Majene, Daulat Rakyat, Dalam catatan sejarah, Pemerintah Belanda menjadikan Majenen Sebagai salah satu Afdelingnya di Sulawesi , yang disebut Afdeling mandar. Jejak sejarah itu penanda bahwa, kota tua Majene mengubah wajahnya menjadi sebuah kota moderen di Tanah mandar.
Menapaki perubahan itu, tengoklah deretan tata kota dari Pangali Ali, Tanjung Batu , Saleppa , Battayang Tulu, Binanga.
Semenanjung, Tanjung Batu tak ubahnya seperti tata kota yang ada di Eropa. Ditengah perkampungan terlihat blok – blok yang menghubungkan blok yang satu dengan yang lainya. Hingga saat ini, sulit rasanya tersesat di Majene.
Menelusuri jejak sejarah lainnya, satu bangunan peninggalan colonial sebagai gedung Pemerintahan Belanda masih berdiri. Hingga sekolah yang didirikannya mulai SD sampai SMP masih dapat dilihat sampai sekarang.
Bahkan di daearah controller di Kecamatan Tinambung, yang jaraknya sekira 8 km dari Majene. Satu bangunan SD peninggalan Belanda, tepatnya di depan Masjid Tinambung.
Sayangnya, gedung itu telah dirobohkan dan diganti dengan gedung baru. Tak hanya itu Belandapun membangun penjara, kini berganti nama Puskesmas Tinambung.
Dalam aspek kesehatan, fakta sejarah itu berbicara. Colonial tak hanya bercokol di Tanah Mandar, perhatiaannya dalam dunia medis telah mendirikannya sebuah RS yang disebut dalam bahasa mandar Boyang Tomonge, persis di lingkungan Pangali-ngali tepatnya di atas bukit yang viuwnya langsung menghadap ke teluk mandar.
Dari atas RS itu, mata bisa bermanja – manja dengan menatap dari jauh perahu – perahu cadik ( sandeq ) dan le,bo.
Sejauh mata memandang hamparan laut biru dan gelombang menampar wajah karang. Sesekali hembusan angin laut mengelus wajah dan perahu cadik itu terus menari – nari diatas gelombang laut.
Pada angin laut , mengigatkan ruang taman di sebuah negara Istambul Turki , Masjid Biru dan Haga Sopia , memandang laut mahmara dengan jembatannya yang menghubungkan antara benua Asia dan Eropa.
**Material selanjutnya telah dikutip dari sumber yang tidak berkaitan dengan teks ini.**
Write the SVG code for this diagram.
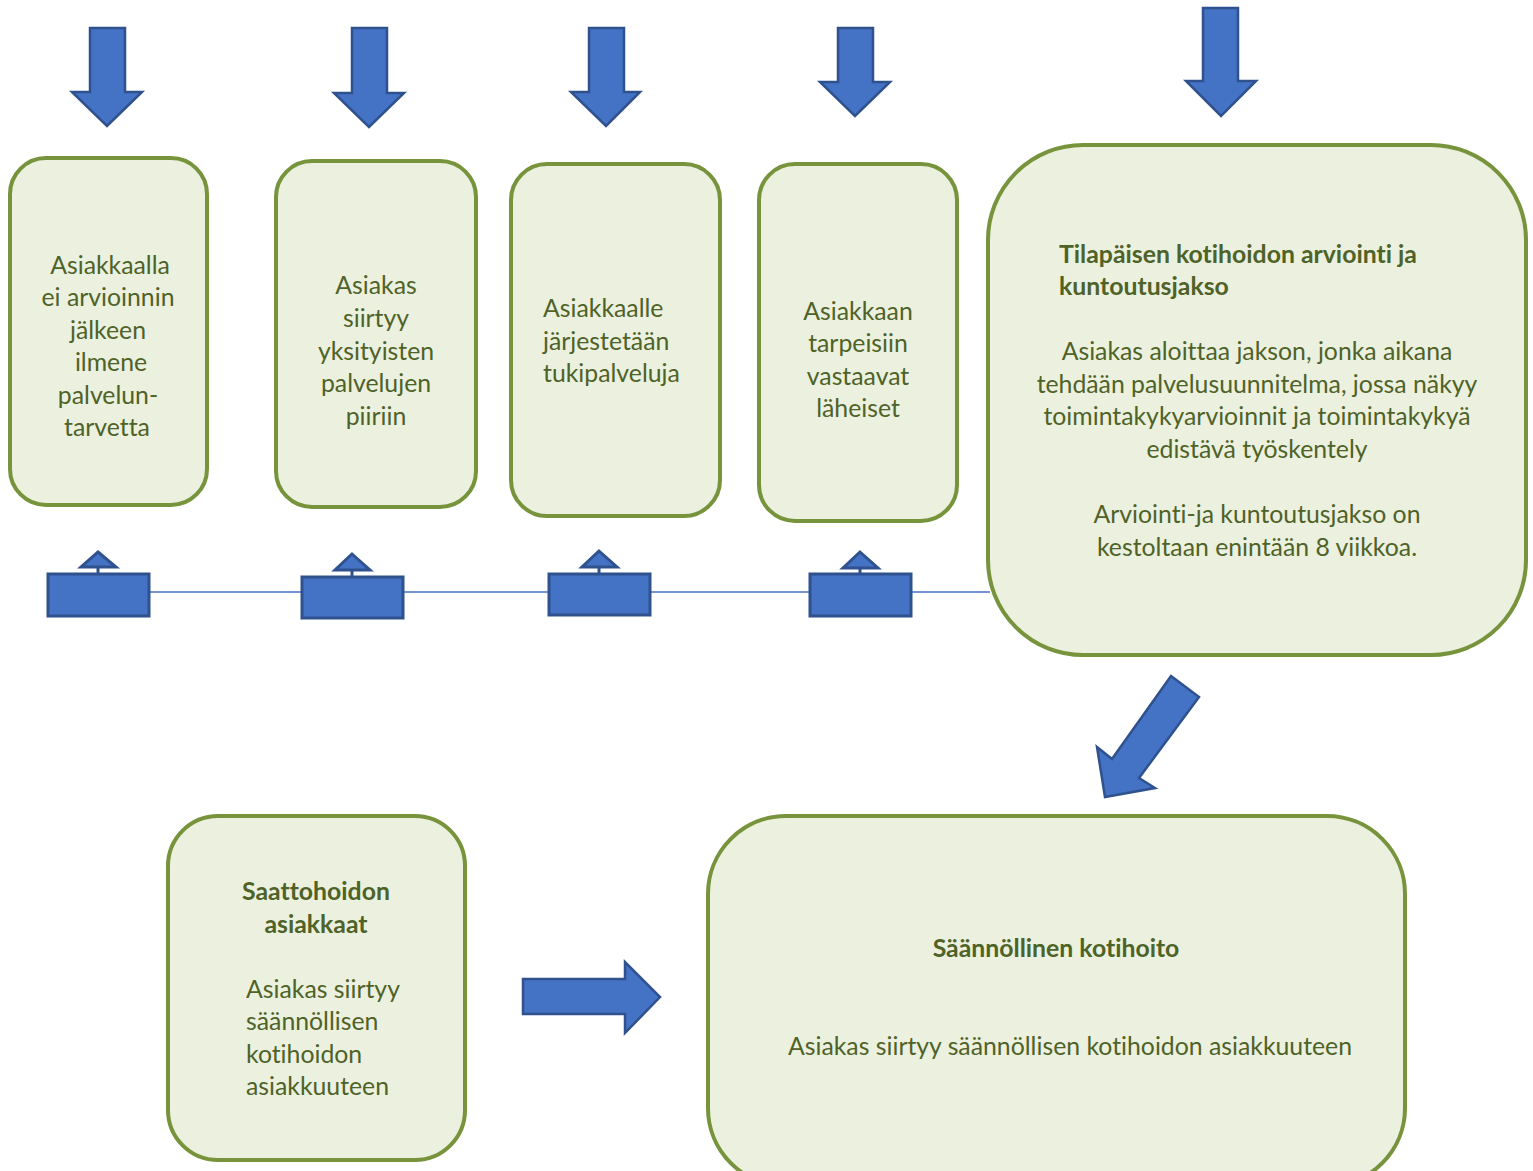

Seperti tak ingin beranjak larut dalam suasana eksotis.
Sebagai ibu kota Afdeling Mandar, masyarakat Majene menjadi daerah yang paling pertama mengeyang pendidikan moderen.
Saat itu, fasilitas Pendidikan Moderen di majene, menjadi awal melahirkannya deretan tokoh – tokoh nasional.
Sejumlah tokoh Nasional yang berpengaruh yang pernah sekolah di majene, sebutlah
Prof. Dr. H. Baharuddin Lopa, SH , Ia pernah mengeyam Pendidikan SMP di Majene, sekaligus pernah menjadi Bupati Majene. Jabatan terakhir adalah Jaksa Agung RI pada era Presiden Gusdur.
Nama lain, ada Prof . Dr. Basri Hasanuddin , pernah menjadi rektor Unhas dan terakhir adalah Menko Kesra era Gusdur.
Ada pula, Syarifuddin Kambo , eks Wakapolri dan terakhir Menteri PAN -RB. Dikalangan akademisi, ada
Prof. Dr. H. Masjaya , M.Si (Rektor Unmul), dan
Dr. Akhsan Djalaluddin ( Rektor Unsulbar).
Dari dunia birokrasi, ada Dr.Muhammad Idris DP Mantan Deputi LAN, saat ini menjabat sebagai Sekprov Sulbar. Yang terakhir ada birokrat Srikandi Andi Rita Mariani eks Ka.BKKBN Sulbar, saat ini Ka BKKBN Sulsel. Tentu masih banyak nama – nama yang tak sempat tercatat dalam goresan kecil ini.
Jika menengok nama – nama besar dan pernah berkipra di Nasional. Tentu tebersit dalam benak, bahwa Kota Tua Majene telah banyak melahirkan SDM – SDM yang mumpuni.
Paling tidak perna bersekolah di Majene, bukti penanda awal lahirnya cendikiawan dan pemikir di Sulawesi Barat.
Dengan demikian, genderang MKT-Fest ini dapat menjadi ruang sugesti positif dan penyemangat untuk menjadikan majene sebagai kota Pendidikan.
Marwah kota Majene sebagai kota pendidikan sejatinya kembali menggema dan menghentak dunia. Bahwa, pernah ada dan terus ada, dan menjemput harapan sebagai daerah maju dan Malaqbiq.